> ENTRIES:
____________
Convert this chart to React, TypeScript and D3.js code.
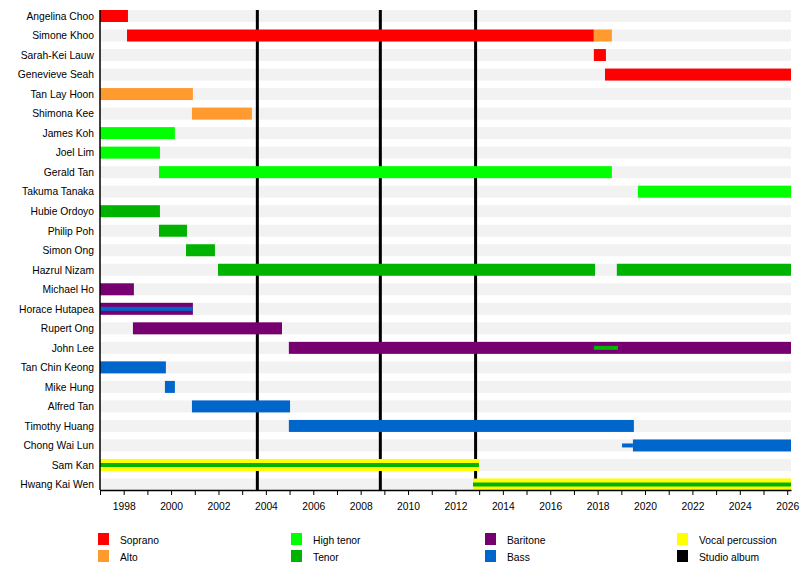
____________
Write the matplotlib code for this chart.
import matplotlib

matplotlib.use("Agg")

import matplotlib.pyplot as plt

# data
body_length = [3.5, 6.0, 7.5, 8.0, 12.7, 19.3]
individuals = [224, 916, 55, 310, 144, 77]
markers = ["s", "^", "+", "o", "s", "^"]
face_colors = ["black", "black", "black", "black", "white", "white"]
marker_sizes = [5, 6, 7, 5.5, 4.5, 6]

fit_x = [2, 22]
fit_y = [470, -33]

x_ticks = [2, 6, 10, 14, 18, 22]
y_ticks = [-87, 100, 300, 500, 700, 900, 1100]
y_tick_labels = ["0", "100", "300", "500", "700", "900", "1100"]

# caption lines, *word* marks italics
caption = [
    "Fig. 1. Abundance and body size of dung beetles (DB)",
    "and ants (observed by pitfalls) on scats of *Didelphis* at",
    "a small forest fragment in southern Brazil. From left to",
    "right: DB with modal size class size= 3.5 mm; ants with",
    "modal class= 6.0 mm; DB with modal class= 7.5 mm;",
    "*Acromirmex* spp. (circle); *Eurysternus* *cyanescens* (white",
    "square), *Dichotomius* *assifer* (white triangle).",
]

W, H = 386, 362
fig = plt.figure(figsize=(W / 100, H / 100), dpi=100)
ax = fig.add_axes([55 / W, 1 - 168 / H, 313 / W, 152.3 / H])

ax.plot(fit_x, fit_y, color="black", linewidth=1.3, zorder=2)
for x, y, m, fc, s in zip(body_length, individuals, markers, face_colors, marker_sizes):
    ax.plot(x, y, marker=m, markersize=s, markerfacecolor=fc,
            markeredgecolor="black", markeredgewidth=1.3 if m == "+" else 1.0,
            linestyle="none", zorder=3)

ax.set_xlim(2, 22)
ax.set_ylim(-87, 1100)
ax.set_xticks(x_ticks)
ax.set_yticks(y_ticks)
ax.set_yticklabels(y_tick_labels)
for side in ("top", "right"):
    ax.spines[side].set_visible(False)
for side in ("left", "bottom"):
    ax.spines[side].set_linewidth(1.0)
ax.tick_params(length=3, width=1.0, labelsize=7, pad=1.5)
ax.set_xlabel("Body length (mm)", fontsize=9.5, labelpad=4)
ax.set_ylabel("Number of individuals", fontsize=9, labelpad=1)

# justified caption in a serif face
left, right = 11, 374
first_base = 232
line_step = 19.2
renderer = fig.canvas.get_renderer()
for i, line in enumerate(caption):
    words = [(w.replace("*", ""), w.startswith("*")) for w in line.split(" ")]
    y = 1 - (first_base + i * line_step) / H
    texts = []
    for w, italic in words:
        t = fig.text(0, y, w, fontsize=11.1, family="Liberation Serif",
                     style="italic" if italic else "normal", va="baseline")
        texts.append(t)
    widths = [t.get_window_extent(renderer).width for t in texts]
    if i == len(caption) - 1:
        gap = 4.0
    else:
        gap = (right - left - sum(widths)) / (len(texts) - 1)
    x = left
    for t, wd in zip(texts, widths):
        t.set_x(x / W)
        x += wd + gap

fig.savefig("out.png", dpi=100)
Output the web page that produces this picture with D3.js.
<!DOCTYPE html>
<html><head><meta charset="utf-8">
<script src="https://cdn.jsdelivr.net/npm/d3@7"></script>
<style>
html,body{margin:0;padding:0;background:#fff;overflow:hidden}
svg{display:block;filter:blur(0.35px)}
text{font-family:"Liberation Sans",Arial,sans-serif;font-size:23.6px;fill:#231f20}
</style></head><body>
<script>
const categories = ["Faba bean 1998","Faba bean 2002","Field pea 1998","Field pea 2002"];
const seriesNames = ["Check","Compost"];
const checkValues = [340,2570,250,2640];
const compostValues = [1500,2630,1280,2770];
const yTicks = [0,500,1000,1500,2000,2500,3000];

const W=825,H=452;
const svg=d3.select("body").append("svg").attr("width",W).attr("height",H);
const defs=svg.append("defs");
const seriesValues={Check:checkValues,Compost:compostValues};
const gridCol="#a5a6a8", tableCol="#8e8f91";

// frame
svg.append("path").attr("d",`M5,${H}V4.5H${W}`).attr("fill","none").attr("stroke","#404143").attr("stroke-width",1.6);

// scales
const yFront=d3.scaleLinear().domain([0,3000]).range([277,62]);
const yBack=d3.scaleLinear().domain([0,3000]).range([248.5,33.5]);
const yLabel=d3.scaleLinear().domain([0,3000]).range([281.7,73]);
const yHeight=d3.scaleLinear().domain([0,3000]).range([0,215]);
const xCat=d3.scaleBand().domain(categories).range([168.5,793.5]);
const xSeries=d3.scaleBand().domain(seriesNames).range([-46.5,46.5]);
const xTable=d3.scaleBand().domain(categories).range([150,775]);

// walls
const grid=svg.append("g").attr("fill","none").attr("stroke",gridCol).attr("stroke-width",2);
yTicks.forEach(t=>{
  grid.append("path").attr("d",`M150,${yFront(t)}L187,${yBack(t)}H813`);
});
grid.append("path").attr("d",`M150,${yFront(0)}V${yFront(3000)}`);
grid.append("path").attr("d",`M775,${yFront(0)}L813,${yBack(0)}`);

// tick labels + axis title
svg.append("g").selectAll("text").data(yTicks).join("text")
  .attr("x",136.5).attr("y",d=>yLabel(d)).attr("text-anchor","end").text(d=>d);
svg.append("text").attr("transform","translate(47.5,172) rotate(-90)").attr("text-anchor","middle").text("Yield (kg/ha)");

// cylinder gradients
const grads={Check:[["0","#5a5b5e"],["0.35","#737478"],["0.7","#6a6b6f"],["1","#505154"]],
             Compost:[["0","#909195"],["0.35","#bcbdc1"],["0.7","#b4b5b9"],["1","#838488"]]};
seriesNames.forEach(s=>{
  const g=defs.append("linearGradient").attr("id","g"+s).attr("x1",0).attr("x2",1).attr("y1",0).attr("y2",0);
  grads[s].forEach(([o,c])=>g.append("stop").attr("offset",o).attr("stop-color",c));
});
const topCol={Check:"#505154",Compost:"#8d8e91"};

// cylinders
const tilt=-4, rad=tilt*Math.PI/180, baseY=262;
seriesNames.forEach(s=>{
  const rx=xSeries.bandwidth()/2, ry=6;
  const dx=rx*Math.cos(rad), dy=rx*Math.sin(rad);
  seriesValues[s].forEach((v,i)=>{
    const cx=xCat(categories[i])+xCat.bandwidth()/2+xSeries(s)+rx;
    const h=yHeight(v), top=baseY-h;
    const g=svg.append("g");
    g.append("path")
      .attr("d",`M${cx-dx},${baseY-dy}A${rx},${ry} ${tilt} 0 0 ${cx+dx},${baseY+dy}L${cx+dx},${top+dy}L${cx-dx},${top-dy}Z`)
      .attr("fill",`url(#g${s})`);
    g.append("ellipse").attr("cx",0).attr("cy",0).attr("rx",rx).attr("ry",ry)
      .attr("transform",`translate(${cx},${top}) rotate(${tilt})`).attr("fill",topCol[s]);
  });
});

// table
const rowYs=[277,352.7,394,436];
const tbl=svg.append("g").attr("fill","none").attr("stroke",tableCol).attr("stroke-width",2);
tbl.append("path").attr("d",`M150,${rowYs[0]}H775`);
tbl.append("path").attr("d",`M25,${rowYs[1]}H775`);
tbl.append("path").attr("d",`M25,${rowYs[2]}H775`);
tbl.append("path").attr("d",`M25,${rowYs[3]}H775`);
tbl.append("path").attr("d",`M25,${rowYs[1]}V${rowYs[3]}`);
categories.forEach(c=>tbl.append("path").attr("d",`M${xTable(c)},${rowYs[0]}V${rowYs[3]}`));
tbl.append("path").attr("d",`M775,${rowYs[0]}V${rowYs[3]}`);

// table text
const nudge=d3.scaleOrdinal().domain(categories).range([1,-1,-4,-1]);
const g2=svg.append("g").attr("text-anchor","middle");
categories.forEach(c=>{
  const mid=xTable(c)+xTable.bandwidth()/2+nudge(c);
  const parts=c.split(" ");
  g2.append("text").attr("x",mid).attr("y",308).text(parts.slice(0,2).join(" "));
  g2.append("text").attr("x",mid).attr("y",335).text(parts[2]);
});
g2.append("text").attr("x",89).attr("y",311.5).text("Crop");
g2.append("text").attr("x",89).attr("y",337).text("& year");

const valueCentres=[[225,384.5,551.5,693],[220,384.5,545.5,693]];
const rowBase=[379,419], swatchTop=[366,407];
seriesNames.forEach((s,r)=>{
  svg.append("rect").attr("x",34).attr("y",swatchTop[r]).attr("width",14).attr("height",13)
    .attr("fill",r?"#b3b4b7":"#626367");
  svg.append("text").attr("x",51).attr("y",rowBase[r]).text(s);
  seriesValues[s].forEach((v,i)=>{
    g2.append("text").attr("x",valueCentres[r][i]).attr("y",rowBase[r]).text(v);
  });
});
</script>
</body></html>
____________
> TASK INSTRUCTIONS: From the records above, transcribe without alteration every line from the one with "Output the web" to the one with "const yTicks = [0,500,1000,1500,2000,2500,3000];", inclusive.

> RESPONSE TO THIS TASK:
Output the web page that produces this picture with D3.js.
<!DOCTYPE html>
<html><head><meta charset="utf-8">
<script src="https://cdn.jsdelivr.net/npm/d3@7"></script>
<style>
html,body{margin:0;padding:0;background:#fff;overflow:hidden}
svg{display:block;filter:blur(0.35px)}
text{font-family:"Liberation Sans",Arial,sans-serif;font-size:23.6px;fill:#231f20}
</style></head><body>
<script>
const categories = ["Faba bean 1998","Faba bean 2002","Field pea 1998","Field pea 2002"];
const seriesNames = ["Check","Compost"];
const checkValues = [340,2570,250,2640];
const compostValues = [1500,2630,1280,2770];
const yTicks = [0,500,1000,1500,2000,2500,3000];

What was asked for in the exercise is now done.